### Request
Filter the records for lines holding the string "this".

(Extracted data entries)
-.-.-

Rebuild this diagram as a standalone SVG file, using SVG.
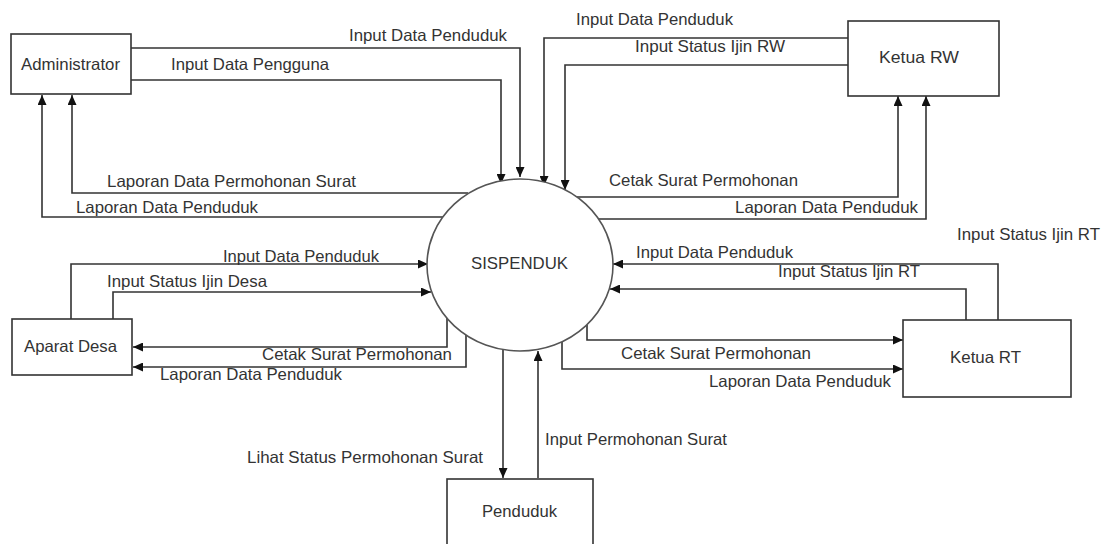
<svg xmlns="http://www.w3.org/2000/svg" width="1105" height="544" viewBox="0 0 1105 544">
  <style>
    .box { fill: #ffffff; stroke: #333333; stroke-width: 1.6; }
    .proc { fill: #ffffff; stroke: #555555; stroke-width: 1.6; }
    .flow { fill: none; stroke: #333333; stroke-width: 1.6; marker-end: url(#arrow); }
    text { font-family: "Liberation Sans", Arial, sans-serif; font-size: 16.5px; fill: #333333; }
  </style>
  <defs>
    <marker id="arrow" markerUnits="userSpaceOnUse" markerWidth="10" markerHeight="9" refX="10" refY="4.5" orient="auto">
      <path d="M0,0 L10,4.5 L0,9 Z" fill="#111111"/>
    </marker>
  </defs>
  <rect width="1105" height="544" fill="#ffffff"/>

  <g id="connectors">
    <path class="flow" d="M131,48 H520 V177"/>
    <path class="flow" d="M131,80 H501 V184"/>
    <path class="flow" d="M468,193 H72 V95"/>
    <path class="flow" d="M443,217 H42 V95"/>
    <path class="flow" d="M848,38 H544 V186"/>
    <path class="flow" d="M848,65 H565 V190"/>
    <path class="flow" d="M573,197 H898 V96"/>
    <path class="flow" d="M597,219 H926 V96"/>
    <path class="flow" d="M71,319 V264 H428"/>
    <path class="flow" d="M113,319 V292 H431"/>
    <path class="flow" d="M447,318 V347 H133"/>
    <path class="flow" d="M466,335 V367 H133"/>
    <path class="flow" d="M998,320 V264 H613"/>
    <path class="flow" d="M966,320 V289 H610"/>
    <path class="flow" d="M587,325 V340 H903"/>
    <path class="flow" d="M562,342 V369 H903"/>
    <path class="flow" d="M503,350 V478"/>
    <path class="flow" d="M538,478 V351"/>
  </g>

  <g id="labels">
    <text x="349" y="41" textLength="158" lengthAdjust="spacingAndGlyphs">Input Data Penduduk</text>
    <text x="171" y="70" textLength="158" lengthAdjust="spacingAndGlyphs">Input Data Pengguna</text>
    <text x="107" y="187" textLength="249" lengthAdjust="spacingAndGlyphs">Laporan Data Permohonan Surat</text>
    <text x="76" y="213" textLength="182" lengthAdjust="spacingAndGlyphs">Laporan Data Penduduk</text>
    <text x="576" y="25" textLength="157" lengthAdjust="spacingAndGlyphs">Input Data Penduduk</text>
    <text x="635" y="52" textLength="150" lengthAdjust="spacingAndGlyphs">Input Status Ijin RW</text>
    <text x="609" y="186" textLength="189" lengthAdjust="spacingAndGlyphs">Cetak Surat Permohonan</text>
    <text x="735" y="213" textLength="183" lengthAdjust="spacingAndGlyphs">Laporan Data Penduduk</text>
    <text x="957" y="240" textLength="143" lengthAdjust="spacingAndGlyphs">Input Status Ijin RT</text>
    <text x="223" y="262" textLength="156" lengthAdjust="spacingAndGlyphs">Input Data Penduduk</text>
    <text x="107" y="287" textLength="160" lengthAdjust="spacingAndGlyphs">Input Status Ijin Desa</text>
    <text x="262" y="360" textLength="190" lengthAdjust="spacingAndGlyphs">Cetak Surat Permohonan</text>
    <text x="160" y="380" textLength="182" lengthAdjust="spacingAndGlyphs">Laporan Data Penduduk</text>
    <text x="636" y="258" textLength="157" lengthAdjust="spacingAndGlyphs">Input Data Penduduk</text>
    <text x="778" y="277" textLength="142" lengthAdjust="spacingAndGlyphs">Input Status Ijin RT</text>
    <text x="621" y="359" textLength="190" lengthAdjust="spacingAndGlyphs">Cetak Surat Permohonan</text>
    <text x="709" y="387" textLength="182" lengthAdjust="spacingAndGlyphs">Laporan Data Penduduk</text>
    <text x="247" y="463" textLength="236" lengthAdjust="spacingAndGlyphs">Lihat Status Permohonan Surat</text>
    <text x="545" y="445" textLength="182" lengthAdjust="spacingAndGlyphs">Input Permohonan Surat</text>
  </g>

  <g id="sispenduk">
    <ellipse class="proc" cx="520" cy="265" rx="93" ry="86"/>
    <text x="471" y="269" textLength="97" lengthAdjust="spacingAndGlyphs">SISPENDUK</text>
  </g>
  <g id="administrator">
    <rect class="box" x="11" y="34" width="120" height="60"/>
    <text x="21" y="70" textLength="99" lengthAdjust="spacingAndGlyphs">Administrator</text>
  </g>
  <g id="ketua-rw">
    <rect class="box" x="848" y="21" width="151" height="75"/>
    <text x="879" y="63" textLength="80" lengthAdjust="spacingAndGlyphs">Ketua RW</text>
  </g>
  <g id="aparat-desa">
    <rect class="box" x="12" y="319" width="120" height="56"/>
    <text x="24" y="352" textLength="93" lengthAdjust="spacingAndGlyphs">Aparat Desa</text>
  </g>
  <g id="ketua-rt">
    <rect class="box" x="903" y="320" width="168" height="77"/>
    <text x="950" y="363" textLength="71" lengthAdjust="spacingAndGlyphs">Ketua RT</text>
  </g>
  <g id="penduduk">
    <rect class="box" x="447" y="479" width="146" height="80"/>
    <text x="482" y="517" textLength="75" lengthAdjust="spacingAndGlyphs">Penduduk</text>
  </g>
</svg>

-.-.-

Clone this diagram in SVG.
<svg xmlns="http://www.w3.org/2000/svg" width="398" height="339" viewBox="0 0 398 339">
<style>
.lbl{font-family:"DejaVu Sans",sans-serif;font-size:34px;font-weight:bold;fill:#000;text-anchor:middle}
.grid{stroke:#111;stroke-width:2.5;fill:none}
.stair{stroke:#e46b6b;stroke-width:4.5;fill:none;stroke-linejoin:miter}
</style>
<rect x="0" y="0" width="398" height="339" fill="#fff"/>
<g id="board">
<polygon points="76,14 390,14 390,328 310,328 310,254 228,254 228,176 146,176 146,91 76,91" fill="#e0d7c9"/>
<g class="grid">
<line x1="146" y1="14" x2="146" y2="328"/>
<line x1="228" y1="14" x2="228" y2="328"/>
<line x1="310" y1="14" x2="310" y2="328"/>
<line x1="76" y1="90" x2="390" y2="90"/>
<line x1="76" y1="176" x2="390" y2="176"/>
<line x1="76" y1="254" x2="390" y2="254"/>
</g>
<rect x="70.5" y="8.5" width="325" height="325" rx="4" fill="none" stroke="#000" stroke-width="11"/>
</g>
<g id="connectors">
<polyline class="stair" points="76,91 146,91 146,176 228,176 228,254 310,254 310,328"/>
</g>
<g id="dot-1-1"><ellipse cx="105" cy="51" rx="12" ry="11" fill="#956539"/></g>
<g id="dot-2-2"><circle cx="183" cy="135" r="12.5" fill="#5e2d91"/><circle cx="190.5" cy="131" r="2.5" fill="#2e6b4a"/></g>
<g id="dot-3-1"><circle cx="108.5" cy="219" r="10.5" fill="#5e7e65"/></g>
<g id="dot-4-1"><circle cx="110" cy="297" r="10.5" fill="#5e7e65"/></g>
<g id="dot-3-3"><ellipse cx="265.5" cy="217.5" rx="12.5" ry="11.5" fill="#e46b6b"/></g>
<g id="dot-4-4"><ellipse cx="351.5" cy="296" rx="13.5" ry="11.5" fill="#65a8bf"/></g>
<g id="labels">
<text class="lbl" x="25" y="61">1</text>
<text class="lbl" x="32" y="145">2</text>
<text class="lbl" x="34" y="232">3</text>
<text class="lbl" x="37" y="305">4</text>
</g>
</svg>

-.-.-

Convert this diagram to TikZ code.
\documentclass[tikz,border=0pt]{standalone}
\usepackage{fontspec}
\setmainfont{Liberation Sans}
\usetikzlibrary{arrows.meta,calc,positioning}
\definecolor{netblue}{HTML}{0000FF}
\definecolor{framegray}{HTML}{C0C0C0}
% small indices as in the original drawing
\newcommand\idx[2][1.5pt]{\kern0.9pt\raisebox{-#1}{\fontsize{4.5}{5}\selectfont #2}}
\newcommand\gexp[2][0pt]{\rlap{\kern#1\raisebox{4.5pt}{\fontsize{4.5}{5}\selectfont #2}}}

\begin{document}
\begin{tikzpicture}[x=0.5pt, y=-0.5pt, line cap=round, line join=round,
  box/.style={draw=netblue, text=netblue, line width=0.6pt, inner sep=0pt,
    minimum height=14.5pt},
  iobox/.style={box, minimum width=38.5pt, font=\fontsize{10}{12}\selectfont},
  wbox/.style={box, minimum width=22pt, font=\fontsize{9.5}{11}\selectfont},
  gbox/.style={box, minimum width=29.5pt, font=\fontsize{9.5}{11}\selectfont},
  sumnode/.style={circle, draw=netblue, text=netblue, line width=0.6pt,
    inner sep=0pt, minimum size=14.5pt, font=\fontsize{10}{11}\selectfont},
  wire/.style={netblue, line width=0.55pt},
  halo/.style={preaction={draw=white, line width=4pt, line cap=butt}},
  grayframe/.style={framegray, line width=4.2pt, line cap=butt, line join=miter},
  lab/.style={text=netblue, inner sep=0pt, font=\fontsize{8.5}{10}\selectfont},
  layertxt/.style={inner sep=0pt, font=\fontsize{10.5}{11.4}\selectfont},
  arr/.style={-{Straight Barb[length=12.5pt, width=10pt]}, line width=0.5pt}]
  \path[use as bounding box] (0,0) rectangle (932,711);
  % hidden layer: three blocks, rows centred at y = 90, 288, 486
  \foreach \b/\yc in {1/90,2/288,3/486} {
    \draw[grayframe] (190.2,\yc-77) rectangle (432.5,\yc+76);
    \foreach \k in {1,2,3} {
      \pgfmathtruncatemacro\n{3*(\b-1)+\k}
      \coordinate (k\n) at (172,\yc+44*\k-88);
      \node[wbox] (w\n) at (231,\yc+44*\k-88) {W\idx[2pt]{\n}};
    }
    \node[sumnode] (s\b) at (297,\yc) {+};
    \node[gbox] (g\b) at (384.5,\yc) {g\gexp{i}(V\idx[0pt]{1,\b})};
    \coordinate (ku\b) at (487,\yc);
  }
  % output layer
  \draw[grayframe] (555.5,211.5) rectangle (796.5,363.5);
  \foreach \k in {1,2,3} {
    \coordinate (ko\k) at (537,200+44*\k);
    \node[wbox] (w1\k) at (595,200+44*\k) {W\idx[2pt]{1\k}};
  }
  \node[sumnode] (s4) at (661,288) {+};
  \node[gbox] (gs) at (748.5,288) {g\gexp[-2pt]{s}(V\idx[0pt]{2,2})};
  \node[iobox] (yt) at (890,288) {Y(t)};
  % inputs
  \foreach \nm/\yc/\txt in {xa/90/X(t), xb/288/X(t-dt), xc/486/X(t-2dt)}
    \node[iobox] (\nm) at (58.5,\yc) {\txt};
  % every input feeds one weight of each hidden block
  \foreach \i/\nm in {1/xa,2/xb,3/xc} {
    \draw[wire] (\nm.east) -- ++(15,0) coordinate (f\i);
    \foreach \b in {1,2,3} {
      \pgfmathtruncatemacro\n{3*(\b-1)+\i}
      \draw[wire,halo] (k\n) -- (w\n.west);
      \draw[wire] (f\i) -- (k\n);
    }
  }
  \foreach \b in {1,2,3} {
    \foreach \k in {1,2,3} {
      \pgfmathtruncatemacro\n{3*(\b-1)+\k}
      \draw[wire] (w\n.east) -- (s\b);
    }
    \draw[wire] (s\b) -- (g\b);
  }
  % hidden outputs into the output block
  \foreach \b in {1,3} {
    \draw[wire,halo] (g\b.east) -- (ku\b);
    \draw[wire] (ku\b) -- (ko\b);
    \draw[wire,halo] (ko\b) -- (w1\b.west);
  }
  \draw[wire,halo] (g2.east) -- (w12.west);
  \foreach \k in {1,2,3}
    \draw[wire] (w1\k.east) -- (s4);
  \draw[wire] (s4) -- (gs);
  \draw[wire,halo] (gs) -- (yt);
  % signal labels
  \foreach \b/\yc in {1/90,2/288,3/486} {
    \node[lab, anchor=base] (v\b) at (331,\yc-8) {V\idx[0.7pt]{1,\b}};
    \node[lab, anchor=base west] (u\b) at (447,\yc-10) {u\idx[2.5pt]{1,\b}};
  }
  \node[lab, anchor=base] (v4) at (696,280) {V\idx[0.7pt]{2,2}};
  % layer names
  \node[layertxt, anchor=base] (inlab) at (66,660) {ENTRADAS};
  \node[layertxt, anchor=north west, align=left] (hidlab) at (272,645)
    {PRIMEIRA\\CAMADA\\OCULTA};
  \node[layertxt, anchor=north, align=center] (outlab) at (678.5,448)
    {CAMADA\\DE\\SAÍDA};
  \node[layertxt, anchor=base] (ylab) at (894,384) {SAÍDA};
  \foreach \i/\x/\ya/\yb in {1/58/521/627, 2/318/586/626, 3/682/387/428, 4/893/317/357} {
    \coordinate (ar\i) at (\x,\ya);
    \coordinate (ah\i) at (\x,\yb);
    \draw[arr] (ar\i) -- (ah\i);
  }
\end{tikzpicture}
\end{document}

-.-.-

### Response below
Rebuild this diagram as a standalone SVG file, using SVG.
Clone this diagram in SVG.
Convert this diagram to TikZ code.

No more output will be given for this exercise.